Palo Alto bleeds aimlessness in a lot of good ways. In the tradition of Dazed and Confused and The Last Picture Show, Gia Coppola's directorial debut lands us knee deep in the ennui of a self-contained society of small town teens, daring us to dive right into a neon cesspool vacant of hope or self-actualization. Keeping in step with the mentioned films, Palo Alto is far less interested in telling a story than it is in painting a picture. The spectacle that results is beautiful, piercing, and - quite definitely - Coppolian. But it hits some difficulty when it tries to move beyond its frame.
Adapted from the short stories of at-least-he's-always-interesting James Franco (who is featured in the movie as a sneakily lecherous soccer coach), Palo Alto tags us to the corroded souls of a gaggle of misguided high schoolers in suburban Central California. Emma Roberts is the ostensible lead; her April is a sullen young woman whose chief character trait is sympathetic disillusionment. Her paths cross here and there with Mr. B (Franco) and likewise wayfaring classmate Teddy (Jack Kilmer - son of Val, who has a brief part in the film as the space cadet stepfather to Roberts), who is lightyears away from appreciating the gravity in his drunk driving episode and subsequent community service.
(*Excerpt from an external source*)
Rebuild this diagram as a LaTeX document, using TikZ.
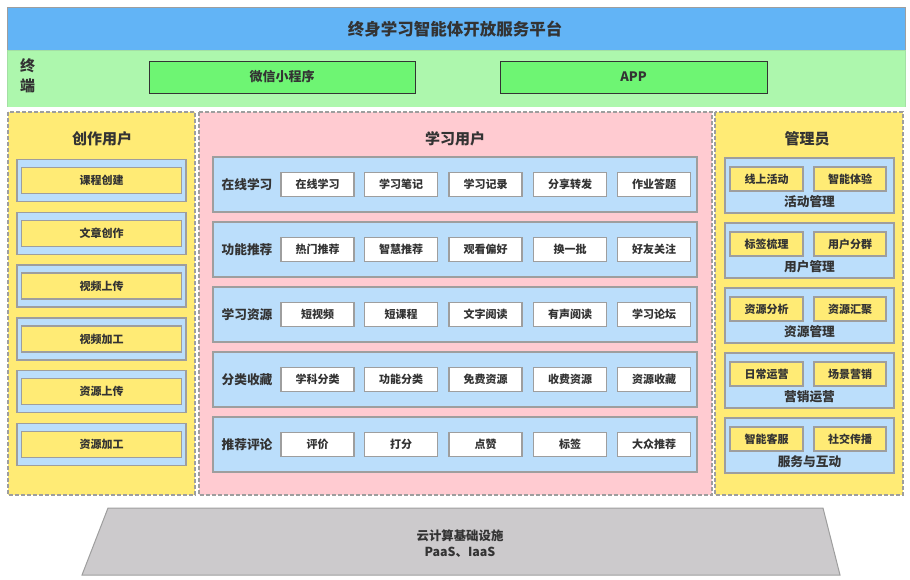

The highlight of the bunch is Teddy's pal Fred, a compulsively obnoxious clown who The Naked Brothers Band's Nat Wolff stuffs with palpable agony and confusion. Buried inside of him, April, Teddy, and the scattered secondary players who work to identify the core of the proper main character - Palo Alto itself - lives our story, never progressing in any direction thereon out. The film is a snapshot of the pangs, frustrations, misgivings, malfeasances, and so on of the kids, adults, and neighborhood in question. In this form, it glows.
But Palo Alto tries to drive its story forward, yanking April, Teddy, and Fred out from the stronghold of their communal desperation and throwing them into the beyond. It's this forward motion that brings our attention to the delicate seams of the film, its unpreparedness in handling the story as much more than a lasting glimpse. We feel the elements slipping away from Coppola as she attempts to set them on a motive course for the first time in the third act, and so we have a tough time staying adhered as we once were to the characters - the falter is doubled by the fact that this emancipation comes at the intended peak of their emotional journeys.
Although the film might leave off dabbling in undeveloped turns - feeling frayed, uneven, and incomplete (I suppose it's hard to insist that such qualities are inappropriate for the story at hand) - it spends the lion's share of its time in a remarkable establishment: a portrait as lifelike as it is dreamy and as funny as it is haunting. It might lose its balance when it grabs for agency, but it offers an image very much worthy of our eyes.